A bill recently approved by the House would extend the reduced 2009 estate tax indefinitely, but finding 60 votes for that legislation in the Senate will be difficult, since a small number of Democrats and nearly all the Republicans would prefer a reduced estate tax or complete elimination. The CQ Midday Update reported Tuesday that Senate and House leaders have been unable to reach a compromise to prevent the tax from expiring in two weeks.

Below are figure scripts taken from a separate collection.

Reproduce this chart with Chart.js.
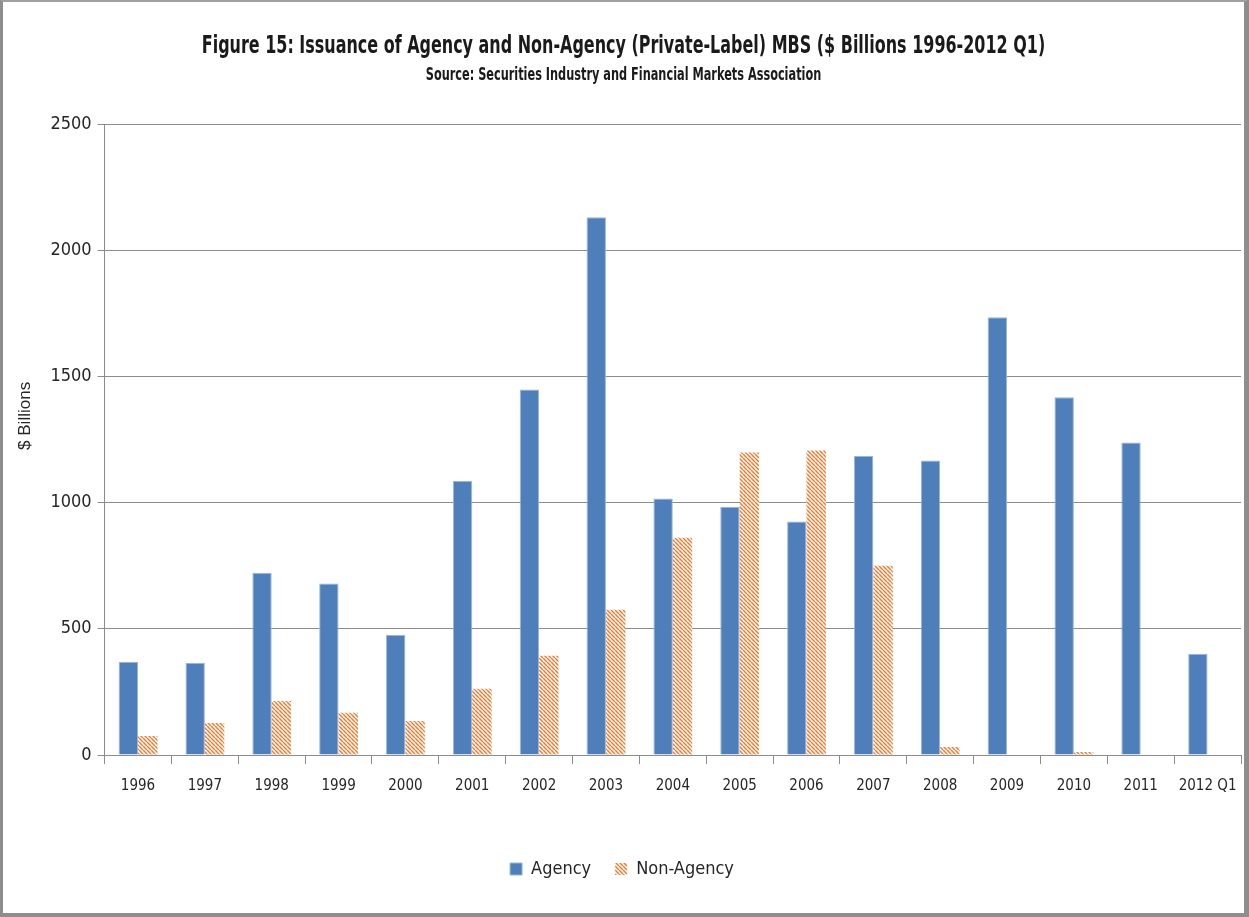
<!DOCTYPE html>
<html>
<head>
<meta charset="utf-8">
<script src="https://cdn.jsdelivr.net/npm/chart.js@4/dist/chart.umd.min.js"></script>
<style>
  body { margin: 0; background: #fff; }
  #frame {
    position: absolute; left: 0; top: 0;
    width: 1249px; height: 917px;
    box-sizing: border-box;
    border-left: 3px solid #8e8e8e;
    border-right: 5px solid #8e8e8e;
    border-top: 2px solid #a0a0a0;
    border-bottom: 4px solid #8e8e8e;
    background: #fff;
  }
  #wrap { position: relative; width: 1241px; height: 911px; }
  .ttl {
    position: absolute; left: 0; width: 1241px; text-align: center;
    font-family: 'DejaVu Sans Condensed', 'Liberation Sans Narrow', sans-serif;
    font-weight: bold; color: #1a1a1a; white-space: nowrap;
  }
  #t1 { top: 28px; font-size: 25px; transform: scaleX(0.71); }
  #t2 { top: 62px; font-size: 17px; transform: scaleX(0.74); }
</style>
</head>
<body>
<div id="frame"><div id="wrap">
  <canvas id="myChart"></canvas>
  <div class="ttl" id="t1">Figure 15: Issuance of Agency and Non-Agency (Private-Label) MBS ($ Billions 1996-2012 Q1)</div>
  <div class="ttl" id="t2">Source: Securities Industry and Financial Markets Association</div>
</div></div>
<script>
var years = ["1996","1997","1998","1999","2000","2001","2002","2003","2004","2005","2006","2007","2008","2009","2010","2011","2012 Q1"];

var agency = [369,365,722,679,476,1087,1448,2131,1016,984,925,1186,1167,1734,1417,1238,401];

var nonagency = [75,127,214,167,135,262,393,575,861,1198,1206,750,32,0,12,0,0];

var yticks = [0,500,1000,1500,2000,2500];

// diagonal orange/white stripes like the excel fill
function stripes() {
  var c = document.createElement("canvas");
  c.width = 4; c.height = 4;
  var g = c.getContext("2d");
  g.fillStyle = "#ffffff";
  g.fillRect(0, 0, 4, 4);
  g.strokeStyle = "#eb7d33";
  g.lineWidth = 1.5;
  for (var k = -4; k <= 8; k += 4) {
    g.beginPath();
    g.moveTo(k, 0);
    g.lineTo(k + 4, 4);
    g.stroke();
  }
  return g.createPattern(c, "repeat");
}
var hatch = stripes();

var narrow = "'DejaVu Sans Condensed', 'Liberation Sans Narrow', sans-serif";

var data = {
  labels: years,
  datasets: [
    {
      label: "Agency",
      backgroundColor: "#4f7fba",
      borderColor: "#9bb5d8",
      borderWidth: 1,
      data: agency
    },
    {
      label: "Non-Agency",
      backgroundColor: hatch,
      borderWidth: 0,
      data: nonagency
    }
  ]
};

var options = {
  responsive: true,
  maintainAspectRatio: false,
  animation: false,
  layout: { padding: { left: 0, right: 3, top: 122, bottom: 25 } },
  datasets: { bar: { categoryPercentage: 0.58, barPercentage: 1.0 } },
  plugins: {
    legend: {
      position: "bottom",
      labels: {
        boxWidth: 12, boxHeight: 12,
        padding: 24,
        color: "#262626",
        font: { family: narrow, size: 18 }
      }
    },
    tooltip: { enabled: false }
  },
  scales: {
    x: {
      grid: { display: true, drawOnChartArea: false, color: "#8c8c8c", tickLength: 9 },
      border: { color: "#8c8c8c" },
      ticks: {
        color: "#262626", padding: 4, maxRotation: 0, autoSkip: false,
        font: { family: narrow, size: 15, lineHeight: 2.4 }
      },
      afterFit: function (s) { s.height += 28; }
    },
    y: {
      min: 0, max: 2500,
      afterBuildTicks: function (ax) { ax.ticks = yticks.map(function (v) { return { value: v }; }); },
      grid: { color: "#8c8c8c", tickLength: 7 },
      border: { color: "#8c8c8c" },
      ticks: {
        color: "#262626", padding: 6,
        font: { family: narrow, size: 18 },
        callback: function (v) { return String(v); }
      },
      title: {
        display: true, text: "          $ Billions", color: "#262626",
        font: { family: "'Liberation Sans', Arial, sans-serif", size: 17 },
        padding: { top: 12, bottom: 9 }
      }
    }
  }
};

var ctx = document.getElementById("myChart").getContext("2d");
var barChart = new Chart(ctx, { type: "bar", data: data, options: options });
</script>
</body>
</html>
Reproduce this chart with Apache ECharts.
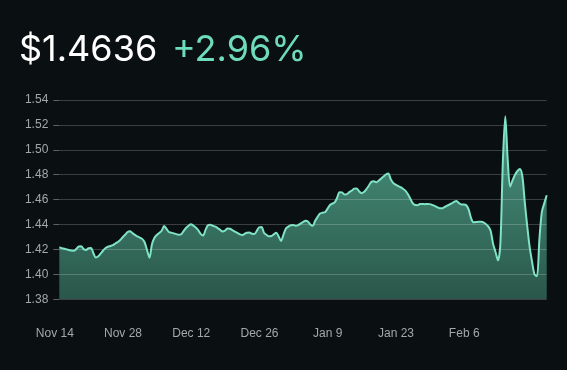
<!DOCTYPE html>
<html>
<head>
<meta charset="utf-8">
<script src="https://cdn.jsdelivr.net/npm/echarts@6/dist/echarts.min.js"></script>
<style>
html,body{margin:0;padding:0;background:#0a0f12;}
#chart{width:567px;height:370px;}
</style>
</head>
<body>
<div id="chart"></div>
<script>
// Headline texts
const priceText = '$1.4636';
const changeText = '+2.96%';

// Tick labels shown on the x axis (every 14 days)
const tickLabels = ['Nov 14', 'Nov 28', 'Dec 12', 'Dec 26', 'Jan 9', 'Jan 23', 'Feb 6'];

// Price values, one every 12 hours, starting Nov 14
const prices = [
  1.4215, 1.4211, 1.4206, 1.4201, 1.4196, 1.4191, 1.4190, 1.4205, 1.4224, 1.4226,
  1.4203, 1.4196, 1.4210, 1.4212, 1.4170, 1.4135, 1.4145, 1.4168, 1.4192, 1.4212,
  1.4222, 1.4228, 1.4235, 1.4248, 1.4260, 1.4276, 1.4298, 1.4318, 1.4340, 1.4347,
  1.4332, 1.4317, 1.4306, 1.4296, 1.4285, 1.4258, 1.4195, 1.4134, 1.4240, 1.4292,
  1.4316, 1.4332, 1.4350, 1.4388, 1.4365, 1.4340, 1.4335, 1.4329, 1.4323, 1.4318,
  1.4322, 1.4348, 1.4372, 1.4390, 1.4402, 1.4392, 1.4376, 1.4355, 1.4325, 1.4312,
  1.4357, 1.4395, 1.4398, 1.4390, 1.4383, 1.4372, 1.4358, 1.4345, 1.4352, 1.4368,
  1.4366, 1.4355, 1.4344, 1.4334, 1.4323, 1.4316, 1.4325, 1.4335, 1.4336, 1.4326,
  1.4325, 1.4348, 1.4378, 1.4380, 1.4335, 1.4318, 1.4306, 1.4308, 1.4322, 1.4335,
  1.4305, 1.4268, 1.4320, 1.4368, 1.4384, 1.4395, 1.4396, 1.4390, 1.4395, 1.4408,
  1.4420, 1.4430, 1.4425, 1.4400, 1.4390, 1.4430, 1.4462, 1.4488, 1.4495, 1.4499,
  1.4525, 1.4555, 1.4568, 1.4578, 1.4615, 1.4660, 1.4658, 1.4642, 1.4645, 1.4660,
  1.4672, 1.4688, 1.4690, 1.4668, 1.4652, 1.4662, 1.4684, 1.4712, 1.4742, 1.4748,
  1.4740, 1.4752, 1.4768, 1.4785, 1.4802, 1.4810, 1.4765, 1.4735, 1.4720, 1.4710,
  1.4700, 1.4688, 1.4672, 1.4645, 1.4610, 1.4572, 1.4557, 1.4556, 1.4565, 1.4566,
  1.4564, 1.4566, 1.4564, 1.4558, 1.4550, 1.4540, 1.4531, 1.4530, 1.4540, 1.4550,
  1.4560, 1.4570, 1.4582, 1.4590, 1.4572, 1.4562, 1.4562, 1.4555, 1.4520, 1.4450,
  1.4418, 1.4420, 1.4423, 1.4422, 1.4418, 1.4405, 1.4385, 1.4350, 1.4245, 1.4180,
  1.4112, 1.4250, 1.4900, 1.5270, 1.4920, 1.4704, 1.4755, 1.4800, 1.4830, 1.4847,
  1.4790, 1.4580, 1.4390, 1.4220, 1.4100, 1.4000, 1.3985, 1.4280, 1.4500, 1.4570,
  1.4636
];

// Category labels: one per 12-hour step from Nov 14
const monthNames = ['Jan','Feb','Mar','Apr','May','Jun','Jul','Aug','Sep','Oct','Nov','Dec'];
const startTime = Date.UTC(2023, 10, 14);
const categories = prices.map(function (_, i) {
  const d = new Date(startTime + i * 12 * 3600 * 1000);
  return monthNames[d.getUTCMonth()] + ' ' + d.getUTCDate() + (d.getUTCHours() ? ' 12:00' : '');
});

const chart = echarts.init(document.getElementById('chart'), null, {renderer: 'canvas'});
chart.setOption({
  backgroundColor: '#0a0f12',
  animation: false,
  title: [
    {
      text: priceText, left: 14, top: 27,
      textStyle: {color: '#ffffff', fontFamily: 'Inter', fontWeight: 400, fontSize: 36}
    },
    {
      text: changeText, left: 167, top: 27,
      textStyle: {color: '#6fdcb9', fontFamily: 'Inter', fontWeight: 400, fontSize: 36}
    }
  ],
  grid: {left: 59.3, right: 20.3, top: 100, bottom: 70.7, containLabel: false},
  xAxis: {
    type: 'category',
    data: categories,
    boundaryGap: false,
    axisLine: {show: false},
    axisTick: {show: false},
    splitLine: {show: false},
    axisLabel: {
      interval: function (index, value) { return tickLabels.indexOf(value) !== -1; },
      formatter: function (value) { return value; },
      color: '#a3a8ab',
      fontFamily: 'Liberation Sans',
      fontSize: 12,
      margin: 28,
      padding: [0, 9, 0, 0]
    }
  },
  yAxis: {
    type: 'value',
    min: 1.38,
    max: 1.54,
    interval: 0.02,
    z: 3,
    axisLine: {show: false},
    axisTick: {show: true, length: 6, lineStyle: {color: '#5b6164'}},
    splitLine: {show: true, lineStyle: {color: 'rgba(255,255,255,0.2)', width: 1}},
    axisLabel: {
      formatter: function (v) { return v.toFixed(2); },
      color: '#a3a8ab',
      fontFamily: 'Liberation Sans',
      fontSize: 12,
      margin: 11
    }
  },
  series: [
    {
      type: 'line',
      data: prices,
      z: 1,
      smooth: 0.3,
      showSymbol: false,
      lineStyle: {width: 0},
      areaStyle: {
        opacity: 1,
        color: new echarts.graphic.LinearGradient(0, 0, 0, 1, [
          {offset: 0, color: '#4a967f'},
          {offset: 1, color: '#2a574a'}
        ])
      }
    },
    {
      type: 'line',
      data: prices,
      z: 5,
      smooth: 0.3,
      showSymbol: false,
      lineStyle: {width: 2, color: '#7fe3c4'}
    }
  ]
});
</script>
</body>
</html>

A brief statement Wednesday from Chuck Marr of the Center on Budget and Policy Priorities (CBPP) notes the irony in the arguments made by some of the Senators opposing an extension of the estate tax. First, extension of the estate tax is being opposed by some of the same Senators who recently resisted increasing the federal debt limit on the grounds of “fiscal responsibility.” Yet their estate tax vote will add billions of dollars to the federal deficit, and all of that will go to the richest people.
The other irony is that the people wanting to repeal or further reduce the estate tax claim they want to protect family farms and small businesses, but allowing the estate tax to expire would result in many more tax increases than tax cuts for people who inherit farm and business estates. The reason for that is that the legislation repealing the estate tax would apply the capital gains tax to an estate’s increase in value after the assets were initially acquired by the person who dies. That change would increase taxes for many people who inherit farms or small businesses because they now pay no estate tax and their capital gains taxes on the appreciated value are now forgiven at death.
Marr argues that Congress “should extend the estate tax under its 2009 parameters rather than allow it to expire altogether next year” Alternatively, he suggests that, “if Congress cannot work out a permanent solution on this matter now, it should, at a minimum, extend the current estate tax rules temporarily while it addresses the issue for the long term.”